Price indexes and real health expenditure for immunosuppressive and insulin therapies. For immunosuppressive therapy indexes include the following ATC: L04AA23, L04AA24, L04AB01, L04AB02, L04AB04, and L04AC07. For insulin therapy indexes include the following ATC: A10AB01, A10AB04, A10AB06, A10AC01, A10AD01, A10AD01, A10AD04 and A10AE04

(Source: Data are from July 2011 to December 2015, SISMED 2011–2015)

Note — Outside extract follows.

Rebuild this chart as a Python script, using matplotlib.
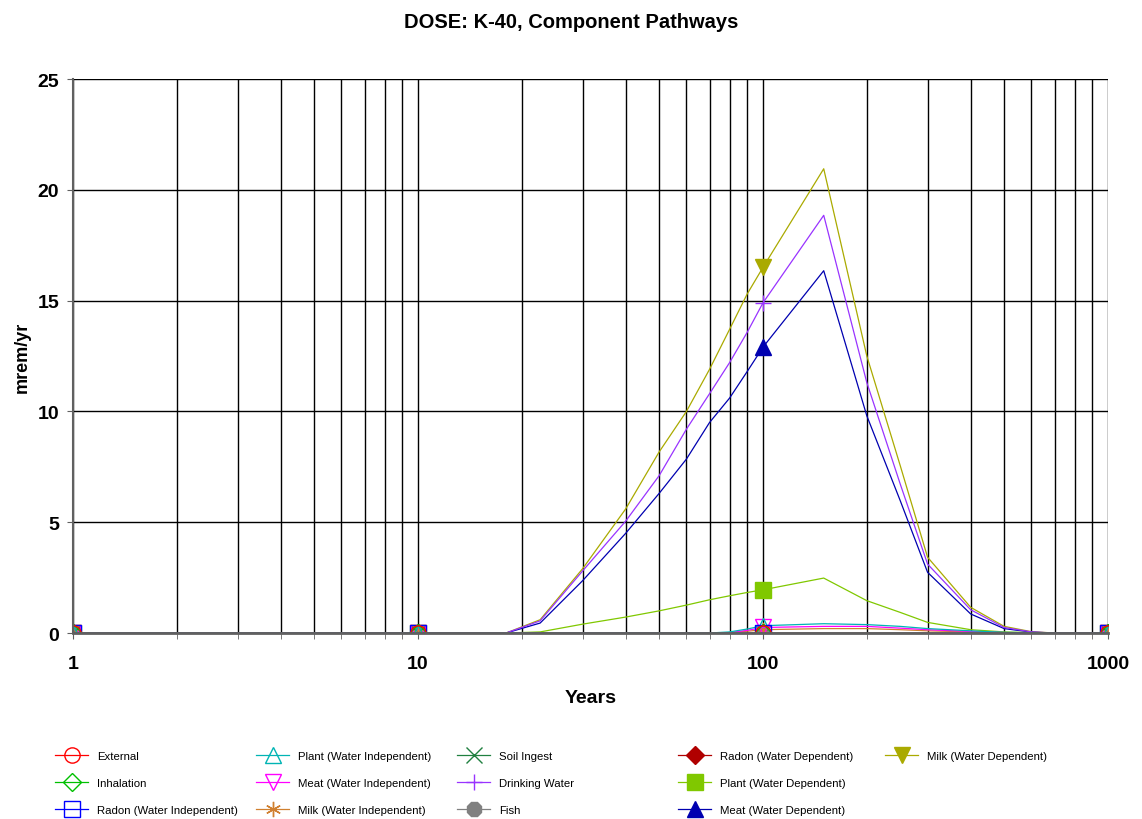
import numpy as np
import matplotlib
matplotlib.use("Agg")
import matplotlib.pyplot as plt
from matplotlib.ticker import FixedLocator, FixedFormatter, LogLocator, NullFormatter

plt.rcParams['font.family'] = ['Liberation Sans', 'DejaVu Sans']

# time points (years) and dose by pathway (mrem/yr)
years = [1, 10, 18, 22.6, 30, 40, 50, 60, 70, 80, 90, 100, 150, 200, 250, 300, 400, 500, 600, 700, 1000]

zero = [0.0] * len(years)
external = zero
inhalation = zero
radon_wi = zero
plant_wi = [0, 0, 0, 0, 0, 0, 0, 0, 0, 0.05, 0.18, 0.33, 0.42, 0.38, 0.30, 0.20, 0.10, 0.03, 0.01, 0, 0]
meat_wi = [0, 0, 0, 0, 0, 0, 0, 0, 0, 0.02, 0.12, 0.25, 0.30, 0.30, 0.22, 0.15, 0.07, 0.02, 0.01, 0, 0]
milk_wi = [0, 0, 0, 0, 0, 0, 0, 0, 0, 0.02, 0.08, 0.15, 0.20, 0.20, 0.15, 0.10, 0.05, 0.01, 0, 0, 0]
soil_ingest = zero
drinking_water = [0, 0, 0, 0.55, 2.8, 5.05, 7.1, 9.2, 10.8, 12.2, 13.57, 14.9, 18.85, 11.3, 6.72, 3.11, 1.05, 0.25, 0.05, 0, 0]
fish = zero
radon_wd = zero
plant_wd = [0, 0, 0, 0.05, 0.4, 0.72, 1.0, 1.26, 1.5, 1.68, 1.83, 1.95, 2.48, 1.46, 0.93, 0.48, 0.15, 0.05, 0.02, 0, 0]
meat_wd = [0, 0, 0, 0.45, 2.36, 4.5, 6.3, 7.85, 9.5, 10.6, 11.8, 12.9, 16.35, 9.8, 5.97, 2.74, 0.86, 0.2, 0.04, 0, 0]
milk_wd = [0, 0, 0, 0.6, 2.9, 5.6, 8.17, 10.0, 11.9, 13.7, 15.3, 16.5, 20.95, 12.5, 7.55, 3.42, 1.16, 0.3, 0.06, 0, 0]

labels = ["External", "Inhalation", "Radon (Water Independent)",
          "Plant (Water Independent)", "Meat (Water Independent)", "Milk (Water Independent)",
          "Soil Ingest", "Drinking Water", "Fish",
          "Radon (Water Dependent)", "Plant (Water Dependent)", "Meat (Water Dependent)",
          "Milk (Water Dependent)"]
series = [external, inhalation, radon_wi, plant_wi, meat_wi, milk_wi, soil_ingest,
          drinking_water, fish, radon_wd, plant_wd, meat_wd, milk_wd]

# (colour, marker, filled)
styles = [
    ("#FF0000", "o", False),
    ("#00C000", "D", False),
    ("#0000FF", "s", False),
    ("#00B4B4", "^", False),
    ("#FF00FF", "v", False),
    ("#D08030", (6, 2, 0), True),
    ("#208040", "x", True),
    ("#9933FF", "+", True),
    ("#808080", "8", True),
    ("#B00000", "D", True),
    ("#80C800", "s", True),
    ("#0000B0", "^", True),
    ("#AAAA00", "v", True),
]

mark_idx = [years.index(t) for t in (1, 10, 100, 1000)]

fig = plt.figure(figsize=(11.42, 8.2), dpi=100)
ax = fig.add_axes([0.0639, 0.2268, 0.9063, 0.6756])

handles = {}
# draw last series first so the first ones sit on top
for lab, vals, (col, mk, filled) in reversed(list(zip(labels, series, styles))):
    ms = 9 if mk == "D" else 11
    line, = ax.plot(years, vals, color=col, lw=0.9, marker=mk, markevery=mark_idx,
                    markersize=ms, markerfacecolor=col if filled else "none",
                    markeredgecolor=col, markeredgewidth=1.0, label=lab)
    handles[lab] = line

ax.set_xscale("log")
ax.set_xlim(1, 1000)
ax.set_ylim(0, 25)
ax.set_yticks([0, 5, 10, 15, 20, 25])
ax.xaxis.set_major_locator(FixedLocator([1, 10, 100, 1000]))
ax.xaxis.set_major_formatter(FixedFormatter(["1", "10", "100", "1000"]))
ax.xaxis.set_minor_locator(LogLocator(base=10, subs=np.arange(2, 10)))
ax.xaxis.set_minor_formatter(NullFormatter())

ax.grid(True, which="major", color="black", lw=1.0)
ax.grid(True, which="minor", axis="x", color="black", lw=1.0)
ax.set_axisbelow(True)

for s in ("top", "right"):
    ax.spines[s].set_visible(False)
ax.spines["bottom"].set_color("#606060")
ax.spines["bottom"].set_linewidth(2)
ax.spines["left"].set_color("#606060")
ax.spines["left"].set_linewidth(1.5)

ax.tick_params(axis="both", which="both", direction="out", length=4, color="#606060")
ax.tick_params(axis="x", which="major", pad=12)
ax.tick_params(axis="y", pad=6)
for t in ax.get_xticklabels() + ax.get_yticklabels():
    t.set_fontsize(14)
    t.set_fontweight("bold")

ax.set_xlabel("Years", fontsize=14, fontweight="bold", labelpad=12)
ax.set_ylabel("mrem/yr", fontsize=13, fontweight="bold", labelpad=5)

fig.suptitle("DOSE: K-40, Component Pathways", fontsize=14.5, fontweight="bold",
             y=0.973, va="center")

# legend: five columns placed side by side
col_x = [55, 256, 457, 678, 885]
for c, x0 in enumerate(col_x):
    labs = labels[3 * c:3 * c + 3]
    leg = fig.legend([handles[l] for l in labs], labs, loc="upper left",
                     bbox_to_anchor=(x0 / 1142, 1 - 752 / 820), frameon=False,
                     fontsize=8.2, handlelength=2.9, handletextpad=0.8,
                     labelspacing=1.5, borderpad=0, borderaxespad=0)

fig.savefig("out.png", dpi=100)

Price indexes and real health expenditure for immunosuppressive and insulin therapies. For immunosuppressive therapy indexes include the following ATC: L04AA23, L04AA24, L04AB01, L04AB02, L04AB04, and L04AC07. For insulin therapy indexes include the following ATC: A10AB01, A10AB04, A10AB06, A10AC01, A10AD01, A10AD01, A10AD04 and A10AE04 (Source: Data are from July 2011 to December 2015, SISMED 2011–2015)

Discussion

Our descriptive analysis shows that, after price control measures were put in place, drug prices decrease about 43%, while real pharmaceutical health expenditure almost doubled. Similar results were obtained for therapeutic groups in which all ATC were regulated. However, if a therapeutic group includes regulated and non-regulated ATCs, results differed substantially. Overall, price control measures did not translate into lower No-POS expenditure. They likely induced an excess of demand. The observed effect of ERP on prices is consistent with the extant literature on ERP in developed countries. In fact, most studies find a decrease in prices of regulated or new technologies [18, 25, 26]. However, the observed effect on pharmaceutical expenditure contrasts with some studies that report a decrease in pharmaceutical expenditure as a result of ERP [27]. The rapid increase in No-POS drugs expenditure motivated the Colombian government to adopt an aggressive price control strategy. The market response was a disproportionate increase in units sold. A part of such increase can be attributed to better access to drugs due to lower prices, and another part to an increase in marketing efforts by buyers. There is no data to tease apart these two purported effects. Control policies reduce medicine prices. For the case of Colombia, Romero found that including a drug in the benefit package (POS) reduced its price by 14% and that introducing IPR reduced its price by 26% [19]. However, the effects upon total pharmaceutical expenditure are ambiguous. Among OECD countries, maximum price, IPR and health technologies reimbursement mechanism regulations were not found to be associated with cost containment of national health expenditures [28]. Evidence shows that pharmaceutical companies often diversify their portfolios into regulated markets and unregulated markets [21]. In addition, greater use of prescription drugs, replacement of older, cheaper drugs with new and more expensive ones, and the ever higher prices of retail prescription drugs also contribute to increase health expenditure [22]. Our study is limited in several ways. First the decomposition cannot be interpreted as a causal effect. Second, currently data is not audited (reporting is mandatory and a false report could bring serious fines). Third, even without the intention of reporting false data, typos and mistakes may still go undetected.

Conclusions

The Colombian experience clearly shows that price controls do not necessarily decrease overall real pharmaceutical expenditures. Pharmaceutical expenditure is determined by variation in prices and quantities.2 A drug price regulation that does not consider a set of measures to strictly monitor (and eventually investigate and further control) quantities sold, is likely to fail in its objective of halting expenditure. This is a crucial finding in the context of middle income countries like Colombia that still face challenges to guarantee financially sustainable universal healthcare coverage. While ERP may lower pharmaceutical prices, it may also spur an increase in the demand of regulated products, defying the cost control objective that motivated price regulation in the first place. Increased demand of pharmaceutical products may be a positive thing, as long as the increase is the result of greater access to effective medicines rather than the result of induced demand by pharmaceutical producers. This is an important caveat in the context of middle-income countries where cost-effectiveness analyses and benefit package definition are relatively new, and not always legitimate, policy instruments.